_Problem statement_. Your task is to transcribe all the entries exactly, excluding pictures.

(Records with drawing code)

[Begin]

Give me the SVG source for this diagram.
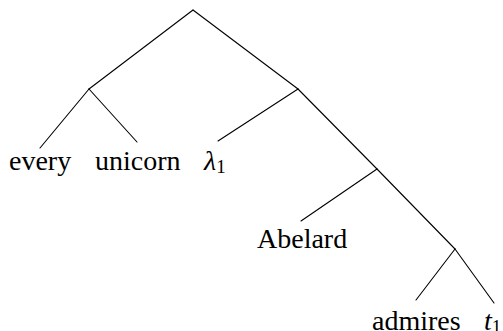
<svg xmlns="http://www.w3.org/2000/svg" width="503" height="331" viewBox="0 0 503 331">
<style>
.e{stroke:#000;stroke-width:1.1;fill:none;stroke-linecap:round}
text{font-family:'Liberation Serif','Times New Roman','DejaVu Serif',serif;font-size:28px;fill:#000}
.s{font-size:19px}
</style>
<rect width="503" height="331" fill="#fff"/>
<g id="connectors">
<line class="e" x1="193" y1="10" x2="89" y2="89"/>
<line class="e" x1="193" y1="10" x2="298" y2="89"/>
<line class="e" x1="89" y1="89" x2="40" y2="148"/>
<line class="e" x1="89" y1="89" x2="137" y2="142"/>
<line class="e" x1="298" y1="89" x2="218" y2="141"/>
<line class="e" x1="298" y1="89" x2="377" y2="169"/>
<line class="e" x1="377" y1="169" x2="301" y2="221"/>
<line class="e" x1="377" y1="169" x2="455" y2="249"/>
<line class="e" x1="455" y1="249" x2="416" y2="300"/>
<line class="e" x1="455" y1="249" x2="494" y2="303"/>
</g>
<g id="every"><text x="9" y="170" font-family="Liberation Serif, serif">every</text></g>
<g id="unicorn"><text x="95" y="170" font-family="Liberation Serif, serif">unicorn</text></g>
<g id="lambda1"><text x="204" y="170" font-family="Liberation Serif, serif"><tspan font-style="italic">λ</tspan><tspan class="s" dy="3">1</tspan></text></g>
<g id="abelard"><text x="257" y="248" font-family="Liberation Serif, serif">Abelard</text></g>
<g id="admires"><text x="372" y="330" font-family="Liberation Serif, serif">admires</text></g>
<g id="t1"><text x="484" y="330" font-family="Liberation Serif, serif"><tspan font-style="italic">t</tspan><tspan class="s" dy="3">1</tspan></text></g>
</svg>
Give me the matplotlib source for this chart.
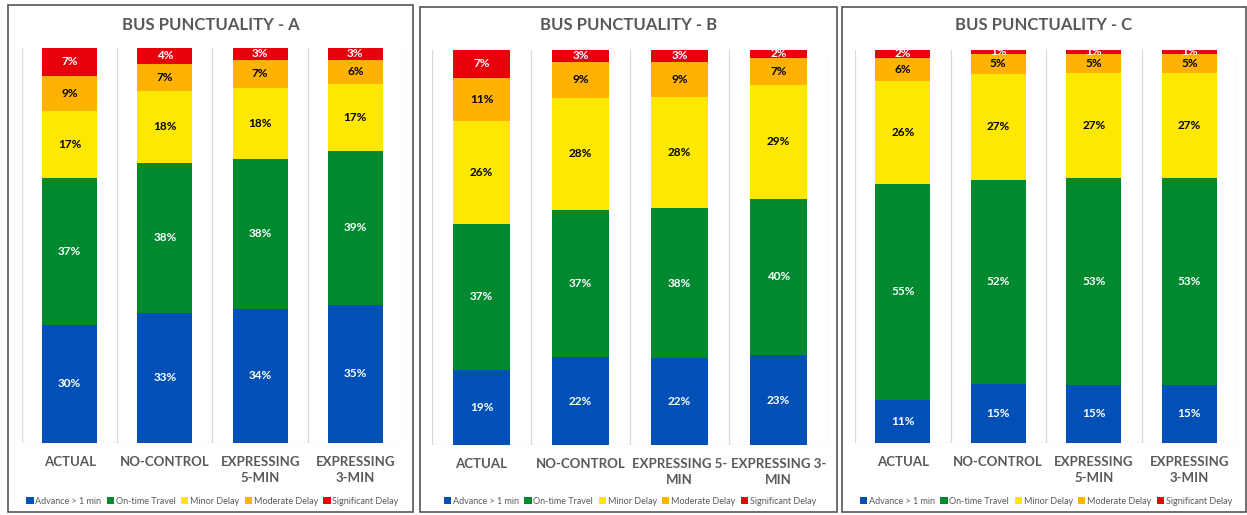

[End]

_Result_.
Give me the SVG source for this diagram.
<svg xmlns="http://www.w3.org/2000/svg" width="503" height="331" viewBox="0 0 503 331">
<style>
.e{stroke:#000;stroke-width:1.1;fill:none;stroke-linecap:round}
text{font-family:'Liberation Serif','Times New Roman','DejaVu Serif',serif;font-size:28px;fill:#000}
.s{font-size:19px}
</style>
<rect width="503" height="331" fill="#fff"/>
<g id="connectors">
<line class="e" x1="193" y1="10" x2="89" y2="89"/>
<line class="e" x1="193" y1="10" x2="298" y2="89"/>
<line class="e" x1="89" y1="89" x2="40" y2="148"/>
<line class="e" x1="89" y1="89" x2="137" y2="142"/>
<line class="e" x1="298" y1="89" x2="218" y2="141"/>
<line class="e" x1="298" y1="89" x2="377" y2="169"/>
<line class="e" x1="377" y1="169" x2="301" y2="221"/>
<line class="e" x1="377" y1="169" x2="455" y2="249"/>
<line class="e" x1="455" y1="249" x2="416" y2="300"/>
<line class="e" x1="455" y1="249" x2="494" y2="303"/>
</g>
<g id="every"><text x="9" y="170" font-family="Liberation Serif, serif">every</text></g>
<g id="unicorn"><text x="95" y="170" font-family="Liberation Serif, serif">unicorn</text></g>
<g id="lambda1"><text x="204" y="170" font-family="Liberation Serif, serif"><tspan font-style="italic">λ</tspan><tspan class="s" dy="3">1</tspan></text></g>
<g id="abelard"><text x="257" y="248" font-family="Liberation Serif, serif">Abelard</text></g>
<g id="admires"><text x="372" y="330" font-family="Liberation Serif, serif">admires</text></g>
<g id="t1"><text x="484" y="330" font-family="Liberation Serif, serif"><tspan font-style="italic">t</tspan><tspan class="s" dy="3">1</tspan></text></g>
</svg>
Give me the matplotlib source for this chart.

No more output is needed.